The government plans to set up the first of a series of regular meetings involving senior medical directors of the major sports this week in a bid to return to action as soon as possible.
The move was described by a source close to the plans as a “quickening of the pace” and intended to help sport resume “within weeks”, if progress was made.
The Chief Medical Officer’s staff would also be involved in the weekly meetings, and the Prime Minister has been briefed on the plan.
The specifics of each sport would be examined by health experts to see what protocols would be needed to get each up and running as soon as possible, meaning some would return sooner than others.
Testing, social distancing, hygiene standards and strict limits on the numbers of people allowed in venues would all be debated.
It comes just days after Culture Secretary Oliver Dowden told MPs that he had been having “productive talks” with governing bodies from across British sport on restarting following the coronavirus shutdown.
However, a return to action still depends on the government’s five tests being met, especially an increase in testing, and meeting social distancing guidelines.
Sport at all levels is on hold because of the coronavirus pandemic which has claimed the lives of more than 19,000 people in the UK.
- The Premier League, Women’s Super League and English football leagues have suspended the 2019-20 season indefinitely, while the lower-league season in Scotland has ended.
- Cricket in England and Wales remains suspended until 1 July.
- The first nine races of the Formula 1 season have been called off with the British Grand Prix scheduled to take place in July.
- The London Marathon, which had been set to take place this weekend, has been rescheduled for October.
- Rugby union’s Premiership clubs are working towards a best-case scenario of returning to action on the weekend of 3-5 July.
- Golf’s Open Championship, which had been set to take place in Kent in July, has been cancelled with the three other men’s majors rescheduled.
The meetings are viewed as preparatory, and intended to avoid a further delay to seasons being resumed once approval is granted, rather than a sign that it was imminent.
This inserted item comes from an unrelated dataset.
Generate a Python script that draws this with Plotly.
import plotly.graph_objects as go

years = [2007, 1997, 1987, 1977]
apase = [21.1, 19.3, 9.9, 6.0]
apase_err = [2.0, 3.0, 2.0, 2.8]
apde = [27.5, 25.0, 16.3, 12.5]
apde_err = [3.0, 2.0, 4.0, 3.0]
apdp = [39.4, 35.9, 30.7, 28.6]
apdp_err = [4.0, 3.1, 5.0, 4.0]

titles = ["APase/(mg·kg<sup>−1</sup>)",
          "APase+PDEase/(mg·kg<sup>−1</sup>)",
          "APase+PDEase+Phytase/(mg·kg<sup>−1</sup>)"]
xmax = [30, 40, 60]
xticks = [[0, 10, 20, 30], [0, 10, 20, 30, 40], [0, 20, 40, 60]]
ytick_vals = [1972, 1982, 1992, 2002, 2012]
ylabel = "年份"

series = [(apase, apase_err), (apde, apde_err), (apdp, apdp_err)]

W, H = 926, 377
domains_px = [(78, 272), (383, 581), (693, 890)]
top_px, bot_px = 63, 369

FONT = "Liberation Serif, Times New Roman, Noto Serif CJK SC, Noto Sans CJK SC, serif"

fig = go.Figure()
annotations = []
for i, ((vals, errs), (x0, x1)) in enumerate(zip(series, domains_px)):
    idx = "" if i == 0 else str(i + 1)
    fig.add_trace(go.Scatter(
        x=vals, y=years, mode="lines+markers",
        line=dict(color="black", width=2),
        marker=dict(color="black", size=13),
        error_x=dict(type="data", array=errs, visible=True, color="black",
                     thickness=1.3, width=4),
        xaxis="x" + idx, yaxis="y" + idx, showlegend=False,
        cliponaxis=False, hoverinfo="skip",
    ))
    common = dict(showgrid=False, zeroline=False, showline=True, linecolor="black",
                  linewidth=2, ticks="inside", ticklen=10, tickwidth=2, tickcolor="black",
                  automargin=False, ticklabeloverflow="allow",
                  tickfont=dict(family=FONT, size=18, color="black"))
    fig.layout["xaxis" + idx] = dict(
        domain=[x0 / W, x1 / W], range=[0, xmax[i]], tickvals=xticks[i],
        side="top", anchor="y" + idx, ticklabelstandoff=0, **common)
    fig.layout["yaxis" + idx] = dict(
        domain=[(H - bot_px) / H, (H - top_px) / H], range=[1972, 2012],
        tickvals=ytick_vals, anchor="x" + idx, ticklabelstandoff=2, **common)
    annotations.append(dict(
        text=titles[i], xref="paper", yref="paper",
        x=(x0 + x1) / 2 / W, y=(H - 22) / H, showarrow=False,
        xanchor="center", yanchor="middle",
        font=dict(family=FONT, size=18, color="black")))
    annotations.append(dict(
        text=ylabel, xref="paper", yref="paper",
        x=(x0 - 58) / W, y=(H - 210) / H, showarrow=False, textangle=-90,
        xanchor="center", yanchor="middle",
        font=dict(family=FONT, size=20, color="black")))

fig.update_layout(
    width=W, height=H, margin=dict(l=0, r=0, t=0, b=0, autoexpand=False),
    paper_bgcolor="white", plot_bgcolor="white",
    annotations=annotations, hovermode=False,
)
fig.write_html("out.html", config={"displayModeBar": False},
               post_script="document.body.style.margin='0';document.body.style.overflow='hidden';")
Indeed, there is an acceptance that the plans being put in place may not end up being implemented for months if progress elsewhere is not made.
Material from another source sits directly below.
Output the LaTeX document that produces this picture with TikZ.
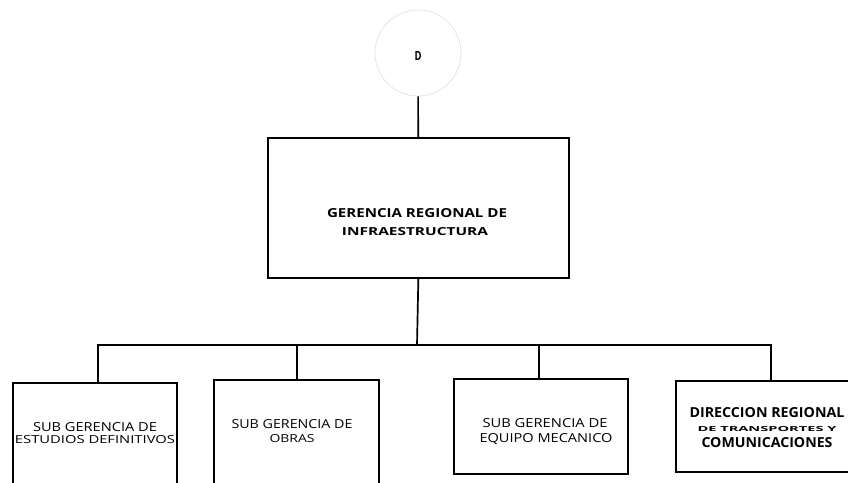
\documentclass[tikz,border=0pt]{standalone}
\usepackage{fontspec}
\setmainfont{Open Sans}
\newcommand{\fitline}[3]{\resizebox{#1pt}{#2pt}{#3}}
\begin{document}
\begin{tikzpicture}[x=1pt,y=-1pt,
  box/.style={draw=black,line width=1.7pt,inner sep=0pt,anchor=north west},
  conn/.style={draw=black,line width=1.7pt},
  ln/.style={inner sep=0pt,anchor=base},
  bln/.style={inner sep=0pt,anchor=base,font=\bfseries}]
\useasboundingbox (0,0) rectangle (848,482);
\clip (0,0) rectangle (848,482);
% top circle
\node[circle,draw=black!10,line width=0.8pt,minimum size=86pt,inner sep=0pt] (top) at (418,53) {};
\node[bln] (topt) at (418,60) {\fitline{7}{9}{D}};
% main box
\node[box,minimum width=301pt,minimum height=140pt] (main) at (267,137) {};
\node[bln] (m1) at (417,217) {\fitline{180}{9}{GERENCIA REGIONAL DE}};
\node[bln] (m2) at (415,235) {\fitline{146}{8}{INFRAESTRUCTURA}};
% children
\node[box,minimum width=164pt,minimum height=120pt] (b1) at (12,382) {};
\node[box,minimum width=165pt,minimum height=120pt] (b2) at (213,379) {};
\node[box,minimum width=174pt,minimum height=95pt] (b3) at (453,378) {};
\node[box,minimum width=190pt,minimum height=91pt] (b4) at (675,380) {};
\node[ln] (t1a) at (95,431) {\fitline{124}{9}{SUB GERENCIA DE}};
\node[ln] (t1b) at (95,443) {\fitline{160}{8}{ESTUDIOS DEFINITIVOS}};
\node[ln] (t2a) at (292,428) {\fitline{121}{9}{SUB GERENCIA DE}};
\node[ln] (t2b) at (292,442) {\fitline{45}{8}{OBRAS}};
\node[ln] (t3a) at (545,427) {\fitline{125}{9}{SUB GERENCIA DE}};
\node[ln] (t3b) at (546,442) {\fitline{133}{9}{EQUIPO MECANICO}};
\node[bln] (t4a) at (767,417) {\fitline{155}{10}{DIRECCION REGIONAL}};
\node[bln] (t4b) at (767,431) {\fitline{139}{5}{DE TRANSPORTES Y}};
\node[bln] (t4c) at (767,447) {\fitline{131}{10}{COMUNICACIONES}};
% connectors
\coordinate (bus) at (417,345);
\draw[conn] (top) -- (main);
\draw[conn] (main.south) -- (bus);
\draw[conn] ([xshift=3pt]b1.north) -- ([xshift=3pt]b1.north |- bus) -- (b4.north |- bus) -- (b4.north);
\draw[conn] ([xshift=0.5pt]b2.north) -- ([xshift=0.5pt]b2.north |- bus);
\draw[conn] ([xshift=-2pt]b3.north) -- ([xshift=-2pt]b3.north |- bus);
\end{tikzpicture}
\end{document}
Government officials have accepted that at this stage, sport would only be able to take place behind closed doors.
But there is a recognition that it may provide many people with a much-needed boost to morale after months of lockdown.
Officials are known to be nervous however about the prospect of fans congregating in large numbers outside stadia to celebrate if titles for instance are confirmed.
Dowden said this week that the Premier League was considering making some behind-closed-doors fixtures available free-to-air when the season restarts.
But officials are said to be mindful of commercial contracts with broadcasters Sky and BT, and recognise the importance of the revenue they generate to the sport more widely.
The Premier League holds its next meeting on Friday.